─── Stored data ───

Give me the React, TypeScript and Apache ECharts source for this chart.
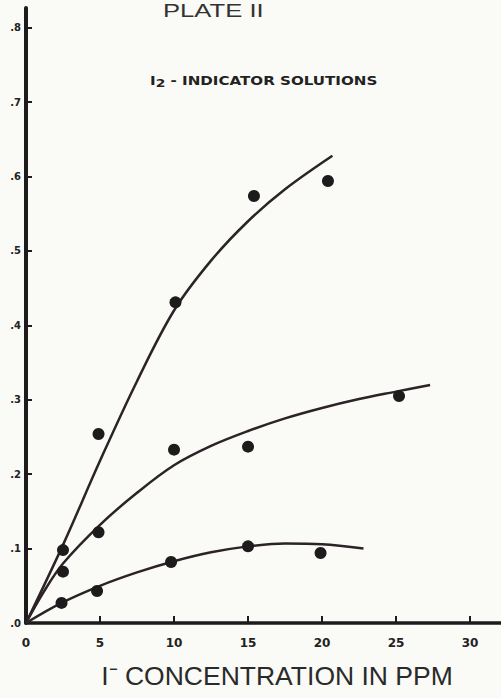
import React, { useEffect, useRef } from "react";
import * as echarts from "echarts";

// Axis ticks
const xTicks = [0, 5, 10, 15, 20, 25, 30];
const yTicks = [0, 0.1, 0.2, 0.3, 0.4, 0.5, 0.6, 0.7, 0.8];

// Measured points (I- concentration ppm, absorbance)
const upperPointsX = [2.5, 4.9, 10.1, 15.4, 20.4];
const upperPointsY = [0.098, 0.254, 0.431, 0.574, 0.594];
const middlePointsX = [2.5, 4.9, 10.0, 15.0, 25.2];
const middlePointsY = [0.069, 0.122, 0.233, 0.237, 0.305];
const lowerPointsX = [2.4, 4.8, 9.8, 15.0, 19.9];
const lowerPointsY = [0.027, 0.043, 0.082, 0.103, 0.094];

// Hand-drawn fitted curves
const upperCurveX = [0, 2.5, 5, 7.5, 10, 12.5, 15, 17.5, 20.7];
const upperCurveY = [0, 0.105, 0.218, 0.325, 0.42, 0.487, 0.54, 0.583, 0.628];
const middleCurveX = [0, 1.2, 2.5, 5, 7.5, 10, 12.5, 15, 17.5, 20, 22.5, 25, 27.3];
const middleCurveY = [0, 0.042, 0.08, 0.132, 0.175, 0.212, 0.238, 0.258, 0.275, 0.289, 0.301, 0.311, 0.32];
const lowerCurveX = [0, 2.4, 5, 7.5, 10, 12.5, 15, 17.5, 20, 22.8];
const lowerCurveY = [0, 0.027, 0.05, 0.068, 0.083, 0.095, 0.103, 0.107, 0.106, 0.1];

const zip = (xs: number[], ys: number[]) => xs.map((x, i) => [x, ys[i]]);

const INK = "#1d1b1c";
const LINE = "#2b2327";

export default function App() {
  const ref = useRef<HTMLDivElement>(null);
  useEffect(() => {
    if (!ref.current) return;
    const chart = echarts.init(ref.current, undefined, { renderer: "svg" });
    const curve = (xs: number[], ys: number[]) => ({
      type: "line",
      data: zip(xs, ys),
      smooth: 0.35,
      showSymbol: false,
      symbol: "none",
      lineStyle: { color: LINE, width: 2.5 },
      z: 2,
    });
    const pts = (xs: number[], ys: number[]) => ({
      type: "scatter",
      data: zip(xs, ys),
      symbolSize: 12,
      itemStyle: { color: INK, opacity: 1 },
      z: 3,
    });
    chart.setOption({
      animation: false,
      backgroundColor: "#fafaf6",
      grid: { left: 26, right: 0, top: 8, bottom: 75, containLabel: false },
      xAxis: {
        type: "value",
        min: 0,
        max: 32.09,
        interval: 5,
        splitLine: { show: false },
        axisLine: { show: true, lineStyle: { color: INK, width: 3.5 } },
        axisTick: {
          show: true,
          inside: true,
          length: 7,
          customValues: xTicks,
          lineStyle: { color: INK, width: 2 },
        },
        axisLabel: {
          customValues: xTicks,
          formatter: (v: number) => String(v),
          margin: 14,
          color: "#222",
          fontFamily: "DejaVu Sans",
          fontWeight: "bold",
          fontSize: 12,
        },
      },
      yAxis: {
        type: "value",
        min: 0,
        max: 0.8266,
        interval: 0.1,
        splitLine: { show: false },
        axisLine: { show: true, lineStyle: { color: INK, width: 4 } },
        axisTick: {
          show: true,
          inside: true,
          length: 6,
          customValues: yTicks,
          lineStyle: { color: INK, width: 2 },
        },
        axisLabel: {
          customValues: yTicks,
          formatter: (v: number) => "." + Math.round(v * 10),
          margin: 5,
          color: "#222",
          fontFamily: "DejaVu Sans",
          fontWeight: "bold",
          fontSize: 10,
        },
      },
      graphic: [
        {
          type: "text",
          x: 163,
          y: 11,
          scaleX: 1.35,
          style: {
            text: "PLATE II",
            fontFamily: "Liberation Sans",
            fontSize: 19,
            fill: "#333",
            textVerticalAlign: "middle",
          },
        },
        {
          type: "text",
          x: 150,
          y: 81,
          scaleX: 1.26,
          style: {
            text: "I{s|2} - INDICATOR SOLUTIONS",
            fontFamily: "DejaVu Sans",
            fontWeight: "bold",
            fontSize: 12,
            fill: "#222",
            textVerticalAlign: "middle",
            rich: {
              s: {
                fontFamily: "DejaVu Sans",
                fontWeight: "bold",
                fontSize: 11,
                fill: "#222",
                padding: [5, 0, 0, 0],
              },
            },
          },
        },
        {
          type: "text",
          x: 277,
          y: 676,
          style: {
            text: "I⁻ CONCENTRATION IN PPM",
            fontFamily: "Liberation Sans",
            fontSize: 26.5,
            fill: "#2a2a2a",
            textAlign: "center",
            textVerticalAlign: "middle",
          },
        },
      ],
      series: [
        curve(upperCurveX, upperCurveY),
        curve(middleCurveX, middleCurveY),
        curve(lowerCurveX, lowerCurveY),
        pts(upperPointsX, upperPointsY),
        pts(middlePointsX, middlePointsY),
        pts(lowerPointsX, lowerPointsY),
      ],
    });
    return () => chart.dispose();
  }, []);
  return (
    <div
      ref={ref}
      style={{ position: "fixed", left: 0, top: 0, width: 501, height: 698, background: "#fafaf6" }}
    />
  );
}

───

▶ Instructions to follow: Transcribe the material exactly, keeping every word and none of the pictures.

▶ Result:
Give me the React, TypeScript and Apache ECharts source for this chart.
import React, { useEffect, useRef } from "react";
import * as echarts from "echarts";

// Axis ticks
const xTicks = [0, 5, 10, 15, 20, 25, 30];
const yTicks = [0, 0.1, 0.2, 0.3, 0.4, 0.5, 0.6, 0.7, 0.8];

// Measured points (I- concentration ppm, absorbance)
const upperPointsX = [2.5, 4.9, 10.1, 15.4, 20.4];
const upperPointsY = [0.098, 0.254, 0.431, 0.574, 0.594];
const middlePointsX = [2.5, 4.9, 10.0, 15.0, 25.2];
const middlePointsY = [0.069, 0.122, 0.233, 0.237, 0.305];
const lowerPointsX = [2.4, 4.8, 9.8, 15.0, 19.9];
const lowerPointsY = [0.027, 0.043, 0.082, 0.103, 0.094];

// Hand-drawn fitted curves
const upperCurveX = [0, 2.5, 5, 7.5, 10, 12.5, 15, 17.5, 20.7];
const upperCurveY = [0, 0.105, 0.218, 0.325, 0.42, 0.487, 0.54, 0.583, 0.628];
const middleCurveX = [0, 1.2, 2.5, 5, 7.5, 10, 12.5, 15, 17.5, 20, 22.5, 25, 27.3];
const middleCurveY = [0, 0.042, 0.08, 0.132, 0.175, 0.212, 0.238, 0.258, 0.275, 0.289, 0.301, 0.311, 0.32];
const lowerCurveX = [0, 2.4, 5, 7.5, 10, 12.5, 15, 17.5, 20, 22.8];
const lowerCurveY = [0, 0.027, 0.05, 0.068, 0.083, 0.095, 0.103, 0.107, 0.106, 0.1];

const zip = (xs: number[], ys: number[]) => xs.map((x, i) => [x, ys[i]]);

const INK = "#1d1b1c";
const LINE = "#2b2327";

export default function App() {
  const ref = useRef<HTMLDivElement>(null);
  useEffect(() => {
    if (!ref.current) return;
    const chart = echarts.init(ref.current, undefined, { renderer: "svg" });
    const curve = (xs: number[], ys: number[]) => ({
      type: "line",
      data: zip(xs, ys),
      smooth: 0.35,
      showSymbol: false,
      symbol: "none",
      lineStyle: { color: LINE, width: 2.5 },
      z: 2,
    });
    const pts = (xs: number[], ys: number[]) => ({
      type: "scatter",
      data: zip(xs, ys),
      symbolSize: 12,
      itemStyle: { color: INK, opacity: 1 },
      z: 3,
    });
    chart.setOption({
      animation: false,
      backgroundColor: "#fafaf6",
      grid: { left: 26, right: 0, top: 8, bottom: 75, containLabel: false },
      xAxis: {
        type: "value",
        min: 0,
        max: 32.09,
        interval: 5,
        splitLine: { show: false },
        axisLine: { show: true, lineStyle: { color: INK, width: 3.5 } },
        axisTick: {
          show: true,
          inside: true,
          length: 7,
          customValues: xTicks,
          lineStyle: { color: INK, width: 2 },
        },
        axisLabel: {
          customValues: xTicks,
          formatter: (v: number) => String(v),
          margin: 14,
          color: "#222",
          fontFamily: "DejaVu Sans",
          fontWeight: "bold",
          fontSize: 12,
        },
      },
      yAxis: {
        type: "value",
        min: 0,
        max: 0.8266,
        interval: 0.1,
        splitLine: { show: false },
        axisLine: { show: true, lineStyle: { color: INK, width: 4 } },
        axisTick: {
          show: true,
          inside: true,
          length: 6,
          customValues: yTicks,
          lineStyle: { color: INK, width: 2 },
        },
        axisLabel: {
          customValues: yTicks,
          formatter: (v: number) => "." + Math.round(v * 10),
          margin: 5,
          color: "#222",
          fontFamily: "DejaVu Sans",
          fontWeight: "bold",
          fontSize: 10,
        },
      },
      graphic: [
        {
          type: "text",
          x: 163,
          y: 11,
          scaleX: 1.35,
          style: {
            text: "PLATE II",
            fontFamily: "Liberation Sans",
            fontSize: 19,
            fill: "#333",
            textVerticalAlign: "middle",
          },
        },
        {
          type: "text",
          x: 150,
          y: 81,
          scaleX: 1.26,
          style: {
            text: "I{s|2} - INDICATOR SOLUTIONS",
            fontFamily: "DejaVu Sans",
            fontWeight: "bold",
            fontSize: 12,
            fill: "#222",
            textVerticalAlign: "middle",
            rich: {
              s: {
                fontFamily: "DejaVu Sans",
                fontWeight: "bold",
                fontSize: 11,
                fill: "#222",
                padding: [5, 0, 0, 0],
              },
            },
          },
        },
        {
          type: "text",
          x: 277,
          y: 676,
          style: {
            text: "I⁻ CONCENTRATION IN PPM",
            fontFamily: "Liberation Sans",
            fontSize: 26.5,
            fill: "#2a2a2a",
            textAlign: "center",
            textVerticalAlign: "middle",
          },
        },
      ],
      series: [
        curve(upperCurveX, upperCurveY),
        curve(middleCurveX, middleCurveY),
        curve(lowerCurveX, lowerCurveY),
        pts(upperPointsX, upperPointsY),
        pts(middlePointsX, middlePointsY),
        pts(lowerPointsX, lowerPointsY),
      ],
    });
    return () => chart.dispose();
  }, []);
  return (
    <div
      ref={ref}
      style={{ position: "fixed", left: 0, top: 0, width: 501, height: 698, background: "#fafaf6" }}
    />
  );
}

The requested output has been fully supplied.